The Federal Government’s response to the McClure report on social welfare grasps the problem, but its solution is not smart enough. Since it was elected in 1996, the Government has grasped both popular sentiment and good sense in turning around welfare culture. Welfare, whether it be based upon unemployment, parenthood, age or disability is not an automatic right. The taxpaying community has a right to insist that those who get government benefits have to show not only instant need but a willingness to take steps to get themselves out of a situation of need and into self-support. Sure, if that is not possible, then the welfare benefits continue, but if there is no willingness to try to come out of welfare dependency, then benefits should, after appropriate warning, dry up. Few have an argument with that approach.

Secondly, the Government has rightly approached the question of welfare on the basis that throwing money at it is not the best approach and will not help either taxpayers or recipients in the long run.

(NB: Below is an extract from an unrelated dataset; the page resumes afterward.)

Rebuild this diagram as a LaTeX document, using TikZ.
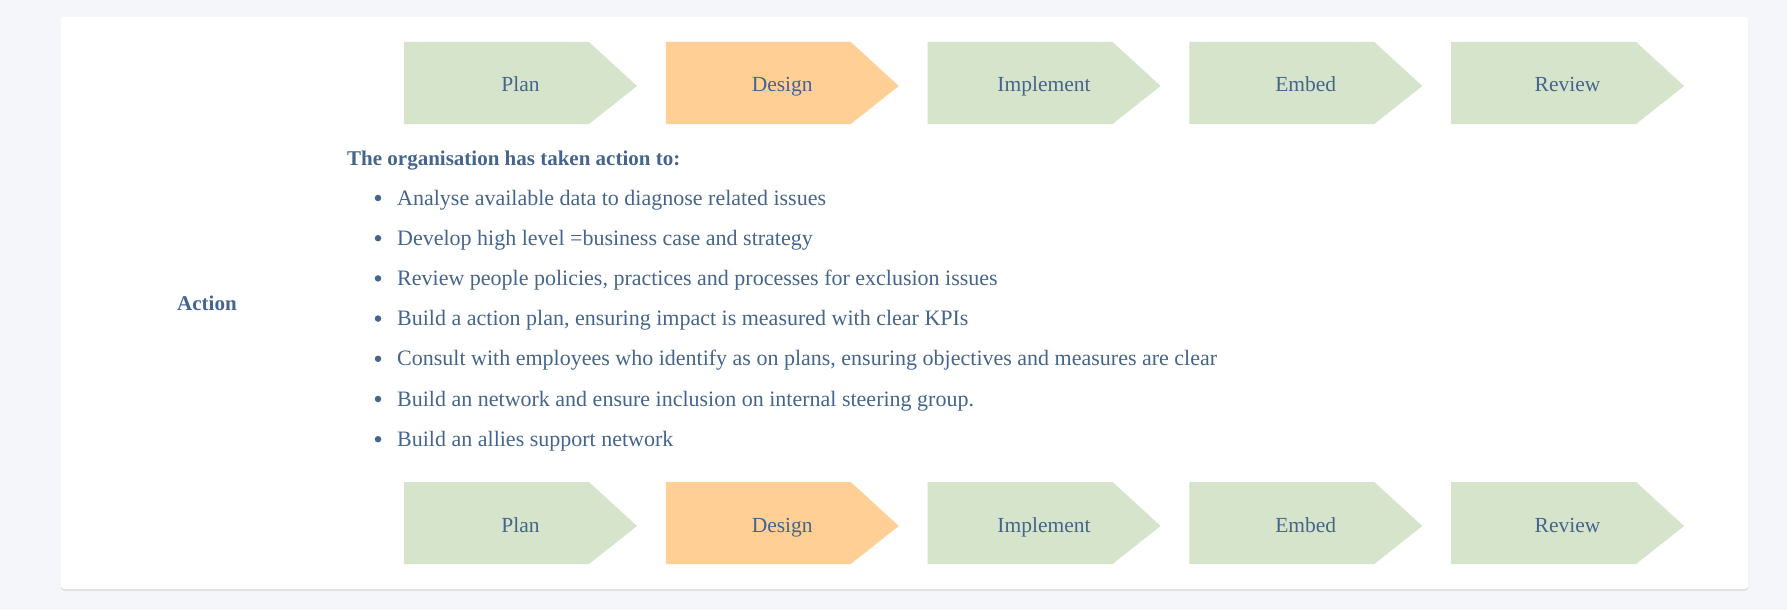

Thirdly, the Government, or at least Treasurer Peter Costello, has recognised that the present welfare system often acts as a disincentive to move from welfare to work. This is because the different in family take home income can be as little as a dollar an hour after moving from welfare to work – and that is without taking into account the costs of going to work such as clothes. Transport and the lost opportunity of using the time for cost-saving by working at home to produce clothing, food, child-care and maintenance of shelter. In short, some families are worse off when they go to work. The tax system, the deductions from welfare payments and the costs of working militate against people moving from work to welfare.